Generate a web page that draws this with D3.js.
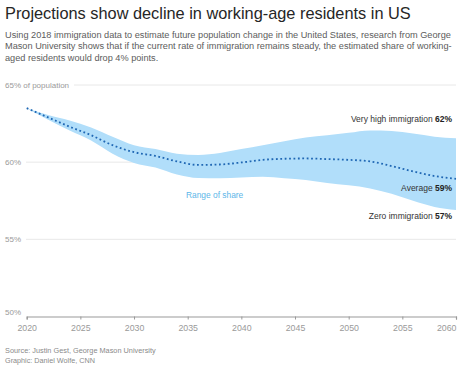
<!DOCTYPE html>
<html><head><meta charset="utf-8">
<script src="https://cdn.jsdelivr.net/npm/d3@7"></script>
<style>
body{margin:0;background:#fff;}
svg{display:block;font-family:"Liberation Sans",Arial,sans-serif;}
</style></head>
<body>
<svg id="c" width="460" height="368"></svg>
<script>
const years = [2020,2022,2024,2026,2028,2030,2032,2034,2036,2038,2040,2042,2044,2046,2048,2050,2052,2054,2056,2058,2060];
const veryHigh = [63.5,63.05,62.7,62.25,61.65,61.1,60.85,60.55,60.47,60.6,60.85,61.1,61.35,61.6,61.75,61.9,62.05,62.02,61.85,61.65,61.55];
const average = [63.5,62.9,62.3,61.75,61.1,60.65,60.4,60.05,59.82,59.85,59.98,60.15,60.22,60.24,60.2,60.15,60.05,59.75,59.4,59.1,58.92];
const zeroImm = [63.5,62.75,62.05,61.4,60.55,59.95,59.65,59.2,58.97,58.95,59.0,59.05,58.95,58.85,58.65,58.5,58.3,57.95,57.5,57.1,56.9];
const xTicks = [2020,2025,2030,2035,2040,2045,2050,2055,2060];
const yTicks = [50,55,60,65];
const yTickLabels = ["50%","55%","60%","65% of population"];

const title = "Projections show decline in working-age residents in US";
const subtitle = ["Using 2018 immigration data to estimate future population change in the United States, research from George",
  "Mason University shows that if the current rate of immigration remains steady, the estimated share of working-",
  "aged residents would drop 4% points."];
const footer = ["Source: Justin Gest, George Mason University","Graphic: Daniel Wolfe, CNN"];

const svg = d3.select("#c");
const x = d3.scaleLinear().domain([2020,2060]).range([26.7,456]);
const y = d3.scaleLinear().domain([50,65]).range([316.5,85]);

function fit(sel, w, fs){
  const cur = sel.node().getComputedTextLength();
  if (cur > w) sel.attr("font-size", fs * w / cur);
  return sel;
}

fit(svg.append("text").attr("x",5).attr("y",19).attr("font-size",18.6).attr("fill","#262626").text(title), 406, 18.6);
const subW = [448, 446, 155];
const subFs = 9.9;
let minFs = subFs;
const subs = subtitle.map((s,i)=>{
  const t = svg.append("text").attr("x",5).attr("y",38+i*11.4).attr("font-size",subFs).attr("fill","#5c5c5c").text(s);
  const cur = t.node().getComputedTextLength();
  minFs = Math.min(minFs, subFs*subW[i]/cur);
  return t;
});
subs.forEach(t=>t.attr("font-size",minFs));

// gridlines
yTicks.forEach((t,i)=>{
  if(t===50) return;
  svg.append("line").attr("x1", t===65?74:26).attr("x2",456).attr("y1",y(t)).attr("y2",y(t))
    .attr("stroke","#e8e8e8").attr("stroke-width",1);
});
yTicks.forEach((t,i)=>{
  svg.append("text").attr("x",5).attr("y",t===50?y(t)-4:y(t)).attr("dy","0.35em")
    .attr("font-size",8).attr("fill","#9a9a9a").text(yTickLabels[i]);
});

const data = years.map((yr,i)=>({yr,hi:veryHigh[i],avg:average[i],lo:zeroImm[i]}));
const area = d3.area().x(d=>x(d.yr)).y0(d=>y(d.lo)).y1(d=>y(d.hi)).curve(d3.curveMonotoneX);
svg.append("path").datum(data).attr("d",area).attr("fill","#b1defa");
const line = d3.line().x(d=>x(d.yr)).y(d=>y(d.avg)).curve(d3.curveMonotoneX);
svg.append("path").datum(data).attr("d",line).attr("fill","none").attr("stroke","#1f67b4")
  .attr("stroke-width",1.8).attr("stroke-dasharray","1.8,2.6");

// x axis
const ax = svg.append("g").attr("transform",`translate(0,${y(50)})`)
  .call(d3.axisBottom(x).tickValues(xTicks).tickFormat(d3.format("d")).tickSize(3).tickPadding(5));
ax.select(".domain").attr("stroke","#999").attr("stroke-width",1.2);
ax.selectAll(".tick line").attr("stroke","#999");
ax.selectAll(".tick text").attr("font-size",8.8).attr("fill","#9a9a9a").attr("font-family","Liberation Sans, Arial, sans-serif")
  .attr("text-anchor", d => d===2060 ? "end" : "middle");

// annotations
function ann(label,val,yy){
  const t = svg.append("text").attr("x",452).attr("y",yy).attr("dy","0.35em").attr("text-anchor","end")
    .attr("font-size",8.5).attr("fill","#333");
  t.append("tspan").text(label+" ");
  t.append("tspan").attr("font-weight","bold").attr("fill","#222").text(val);
}
ann("Very high immigration","62%",119.5);
ann("Average","59%",188.5);
ann("Zero immigration","57%",216.5);
svg.append("text").attr("x",186).attr("y",195).attr("dy","0.35em").attr("font-size",8.4)
  .attr("fill","#5cb6e8").text("Range of share");

footer.forEach((f,i)=>fit(svg.append("text").attr("x",5).attr("y",350+i*10.5).attr("dy","0.35em")
  .attr("font-size",7.8).attr("fill","#8a8a8a").text(f), i===0?151:90, 7.8));
</script>
</body></html>
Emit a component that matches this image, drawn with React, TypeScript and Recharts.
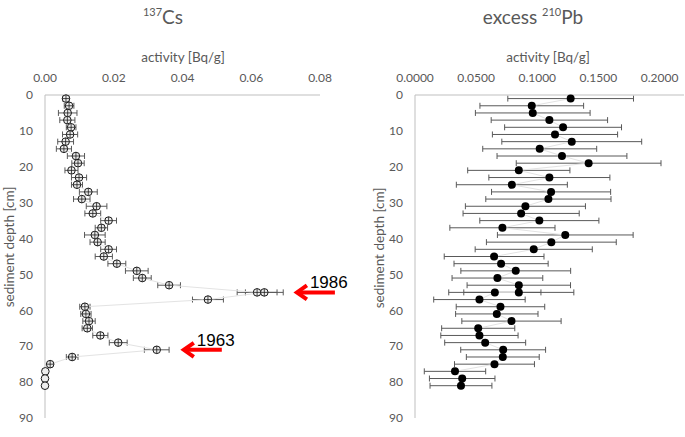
import React from "react";
import { ScatterChart, Scatter, XAxis, YAxis, ErrorBar, ReferenceDot } from "recharts";

// 137Cs profile (depth in cm, activity in Bq/g)
const csDepth = [
  1, 3, 5, 7, 9, 11, 13, 15, 17, 19, 21, 23, 25, 27, 29, 31, 33, 35, 37, 39, 41,
  43, 45, 47, 49, 51, 53, 55, 55, 57, 59, 61, 63, 65, 67, 69, 71, 73, 75, 77, 79, 81,
];
const csActivity = [
  0.0061, 0.007, 0.0066, 0.0065, 0.0076, 0.0073, 0.006, 0.0055, 0.009, 0.0096, 0.0077,
  0.0099, 0.0093, 0.0126, 0.0107, 0.015, 0.0139, 0.0185, 0.0164, 0.0145, 0.0153, 0.0185,
  0.0171, 0.0209, 0.0267, 0.0283, 0.0361, 0.0617, 0.0638, 0.0474, 0.0116, 0.0119, 0.0128,
  0.0123, 0.0161, 0.0213, 0.0325, 0.0079, 0.0015, 0.0001, 0, 0,
];
const csError = [
  0.0009, 0.0014, 0.0027, 0.0022, 0.0014, 0.0022, 0.0023, 0.0022, 0.0025, 0.0018, 0.0019,
  0.0022, 0.0016, 0.0026, 0.0024, 0.003, 0.0023, 0.0023, 0.0018, 0.003, 0.0022, 0.0023,
  0.0025, 0.0026, 0.0033, 0.0026, 0.0033, 0.0058, 0.0055, 0.0045, 0.0015, 0.0015, 0.0018,
  0.0015, 0.0022, 0.0026, 0.0036, 0.0017, 0.0005, 0, 0, 0,
];

// excess 210Pb profile
const pbDepth = csDepth;
const pbActivity = [
  0.1273, 0.0955, 0.0963, 0.1099, 0.1211, 0.1145, 0.1282, 0.102, 0.1202, 0.142, 0.0849,
  0.1099, 0.0792, 0.1113, 0.1091, 0.0903, 0.0868, 0.1017, 0.0715, 0.1229, 0.1115, 0.0971,
  0.0647, 0.0704, 0.0824, 0.0674, 0.0849, 0.0849, 0.0653, 0.0527, 0.0699, 0.0669, 0.0789,
  0.0517, 0.0527, 0.0574, 0.0721, 0.0718, 0.065, 0.0327, 0.0386, 0.0376,
];
const pbError = [
  0.0514, 0.0424, 0.0469, 0.0476, 0.0478, 0.0512, 0.0572, 0.0466, 0.0531, 0.0592, 0.0418,
  0.0495, 0.0454, 0.0487, 0.0512, 0.0491, 0.0475, 0.0487, 0.043, 0.0555, 0.0531, 0.0479,
  0.0408, 0.0385, 0.0449, 0.0371, 0.0423, 0.045, 0.0377, 0.0374, 0.0362, 0.0337, 0.0406,
  0.0299, 0.0316, 0.0331, 0.0347, 0.0298, 0.0327, 0.0251, 0.0268, 0.0253,
];

const csTicks = [0, 0.02, 0.04, 0.06, 0.08];
const pbTicks = [0, 0.05, 0.1, 0.15, 0.2];
const depthTicks = [0, 10, 20, 30, 40, 50, 60, 70, 80, 90];

const markerYears = ["1986", "1963"];
const markerActivity = [0.0727, 0.0398];
const markerDepth = [55, 71];

const csData = csDepth.map((d, i) => ({ depth: d, activity: csActivity[i], err: csError[i] }));
const pbData = pbDepth.map((d, i) => ({ depth: d, activity: pbActivity[i], err: pbError[i] }));

const FONT = "Lato, 'Open Sans', sans-serif";
const GRAY = "#595959";
const AXIS = "#bfbfbf";

function CsMarker(props: any) {
  const { cx, cy, payload } = props;
  const r = 3.8;
  return (
    <g>
      <circle cx={cx} cy={cy} r={r} fill="#ededed" stroke="#1a1a1a" strokeWidth={1} />
      {payload.err > 0 && (
        <path
          d={`M${cx - r} ${cy}H${cx + r}M${cx} ${cy - r}V${cy + r}`}
          stroke="#1a1a1a"
          strokeWidth={0.8}
        />
      )}
    </g>
  );
}

function PbMarker(props: any) {
  const { cx, cy } = props;
  return <circle cx={cx} cy={cy} r={4} fill="#000" />;
}

function YearArrow(props: any, year: string) {
  const { cx, cy } = props;
  return (
    <g>
      <path d={`M${cx + 3} ${cy}H${cx + 40}`} stroke="#ff0000" strokeWidth={4} />
      <path
        d={`M${cx + 12} ${cy - 7}L${cx + 2} ${cy}L${cx + 12} ${cy + 7}`}
        stroke="#ff0000"
        strokeWidth={4}
        fill="none"
        strokeLinejoin="miter"
      />
      <text
        x={cx + 15}
        y={cy - 4}
        fontSize={17}
        fontFamily="'Liberation Sans', Arial, sans-serif"
        fill="#000"
      >
        {year}
      </text>
    </g>
  );
}

const tickStyle = { fill: GRAY, fontSize: 12, fontFamily: FONT };

function Panel({
  data,
  domain,
  ticks,
  digits,
  marker,
  width,
  marginLeft,
  marginRight,
  children,
}: any) {
  return (
    <ScatterChart
      width={width}
      height={437}
      margin={{ top: 75, right: marginRight, bottom: 19, left: marginLeft }}
    >
      <XAxis
        type="number"
        dataKey="activity"
        orientation="top"
        domain={domain}
        ticks={ticks}
        tickFormatter={(v: number) => v.toFixed(digits)}
        axisLine={{ stroke: AXIS }}
        tickLine={false}
        tickSize={0}
        tickMargin={13}
        tick={tickStyle}
        height={20}
        interval={0}
      />
      <YAxis
        type="number"
        dataKey="depth"
        domain={[0, 90]}
        ticks={depthTicks}
        reversed
        axisLine={{ stroke: AXIS }}
        tickLine={false}
        tickSize={0}
        tickMargin={12}
        tick={tickStyle}
        width={30}
        interval={0}
      />
      <Scatter
        data={data}
        isAnimationActive={false}
        line={{ stroke: "#e3e3e3", strokeWidth: 1 }}
        lineType="joint"
        shape={marker}
      >
        <ErrorBar dataKey="err" direction="x" width={3} stroke="#595959" strokeWidth={1} isAnimationActive={false} />
      </Scatter>
      {children}
    </ScatterChart>
  );
}

const textBase: React.CSSProperties = {
  position: "absolute",
  transform: "translate(-50%, -50%)",
  whiteSpace: "nowrap",
  color: GRAY,
  fontFamily: FONT,
};

export default function App() {
  return (
    <div style={{ position: "absolute", left: 0, top: 0, width: 685, height: 437, background: "#fff" }}>
      <div style={{ position: "absolute", left: 345, top: 0 }}>
        <Panel
          data={pbData}
          domain={[0, 0.22]}
          ticks={pbTicks}
          digits={4}
          marker={PbMarker}
          width={340}
          marginLeft={40}
          marginRight={1}
        />
      </div>
      <div style={{ position: "absolute", left: 0, top: 0 }}>
        <Panel
          data={csData}
          domain={[0, 0.08]}
          ticks={csTicks}
          digits={2}
          marker={CsMarker}
          width={365}
          marginLeft={15}
          marginRight={45}
        >
          {markerYears.map((y, i) => (
            <ReferenceDot
              key={y}
              x={markerActivity[i]}
              y={markerDepth[i]}
              ifOverflow="visible"
              shape={(p: any) => YearArrow(p, y)}
            />
          ))}
        </Panel>
      </div>

      <div style={{ ...textBase, left: 163, top: 16, fontSize: 19 }}>
        <sup style={{ fontSize: 11 }}>137</sup>Cs
      </div>
      <div style={{ ...textBase, left: 533, top: 16, fontSize: 19 }}>
        excess <sup style={{ fontSize: 11 }}>210</sup>Pb
      </div>
      <div style={{ ...textBase, left: 183, top: 57, fontSize: 13.5 }}>activity [Bq/g]</div>
      <div style={{ ...textBase, left: 548, top: 57, fontSize: 13.5 }}>activity [Bq/g]</div>
      <div style={{ ...textBase, left: 9, top: 247, fontSize: 13.5, transform: "translate(-50%, -50%) rotate(-90deg)" }}>
        sediment depth [cm]
      </div>
      <div style={{ ...textBase, left: 379, top: 248, fontSize: 13.5, transform: "translate(-50%, -50%) rotate(-90deg)" }}>
        sediment depth [cm]
      </div>
    </div>
  );
}
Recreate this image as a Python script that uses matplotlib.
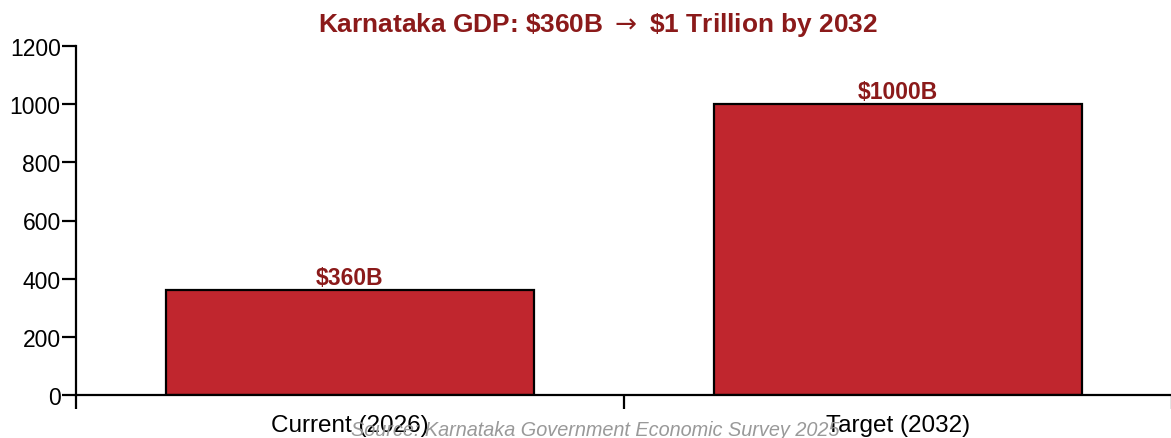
import matplotlib.pyplot as plt

categories = ['Current (2026)', 'Target (2032)']
gdp_billion = [360, 1000]
value_labels = [r'\$360B', r'\$1000B']

plt.rcParams['font.family'] = ['Liberation Sans', 'DejaVu Sans']

fig = plt.figure(figsize=(11.71, 4.39), dpi=100)
ax = fig.add_axes([76 / 1171, 43 / 439, 1096 / 1171, 349 / 439])

x = list(range(len(categories)))
ax.bar(x, gdp_billion, width=0.67, color='#c0262e', edgecolor='black', linewidth=1.6, zorder=2)

for xi, v, lab in zip(x, gdp_billion, value_labels):
    ax.text(xi, v + 5, lab, ha='center', va='bottom', fontsize=16.5,
            fontweight='bold', color='#8b1a1a')

ax.set_xlim(-0.5, 1.5)
ax.set_ylim(0, 1200)
ax.set_yticks([0, 200, 400, 600, 800, 1000, 1200])

# major ticks mark the category boundaries, labels sit on minor ticks
ax.set_xticks([-0.5, 0.5, 1.5])
ax.set_xticklabels([])
ax.set_xticks(x, minor=True)
ax.set_xticklabels(categories, minor=True)
ax.tick_params(axis='x', which='minor', length=0, pad=14, labelsize=17.5)
ax.tick_params(axis='x', which='major', length=10, width=1.6)
ax.tick_params(axis='y', length=10, width=1.6, labelsize=16.5, pad=1)

for side in ['top', 'right']:
    ax.spines[side].set_visible(False)
for side in ['left', 'bottom']:
    ax.spines[side].set_linewidth(1.6)

fig.text(598 / 1171, 1 - 25 / 439, r'Karnataka GDP: \$360B $\rightarrow$ \$1 Trillion by 2032',
         ha='center', va='center', fontsize=18.9, fontweight='bold', color='#8b1a1a')
fig.text(595 / 1171, 1 - 431 / 439, 'Source: Karnataka Government Economic Survey 2025',
         ha='center', va='center', fontsize=14.3, style='italic', color='#999999')

fig.savefig('out.png', dpi=100)
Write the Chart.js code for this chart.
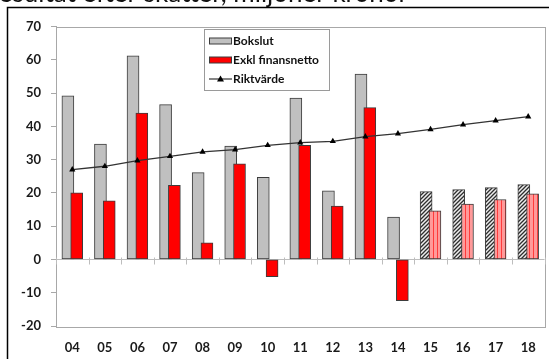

##############################

Reproduce the data above exactly, but only from the line containing "Recreate this image" through the line containing "width=1.6, labelsize=16.5, pad=1)"; skip the pictures.

▶ Written reply:
Recreate this image as a Python script that uses matplotlib.
import matplotlib.pyplot as plt

categories = ['Current (2026)', 'Target (2032)']
gdp_billion = [360, 1000]
value_labels = [r'\$360B', r'\$1000B']

plt.rcParams['font.family'] = ['Liberation Sans', 'DejaVu Sans']

fig = plt.figure(figsize=(11.71, 4.39), dpi=100)
ax = fig.add_axes([76 / 1171, 43 / 439, 1096 / 1171, 349 / 439])

x = list(range(len(categories)))
ax.bar(x, gdp_billion, width=0.67, color='#c0262e', edgecolor='black', linewidth=1.6, zorder=2)

for xi, v, lab in zip(x, gdp_billion, value_labels):
    ax.text(xi, v + 5, lab, ha='center', va='bottom', fontsize=16.5,
            fontweight='bold', color='#8b1a1a')

ax.set_xlim(-0.5, 1.5)
ax.set_ylim(0, 1200)
ax.set_yticks([0, 200, 400, 600, 800, 1000, 1200])

# major ticks mark the category boundaries, labels sit on minor ticks
ax.set_xticks([-0.5, 0.5, 1.5])
ax.set_xticklabels([])
ax.set_xticks(x, minor=True)
ax.set_xticklabels(categories, minor=True)
ax.tick_params(axis='x', which='minor', length=0, pad=14, labelsize=17.5)
ax.tick_params(axis='x', which='major', length=10, width=1.6)
ax.tick_params(axis='y', length=10, width=1.6, labelsize=16.5, pad=1)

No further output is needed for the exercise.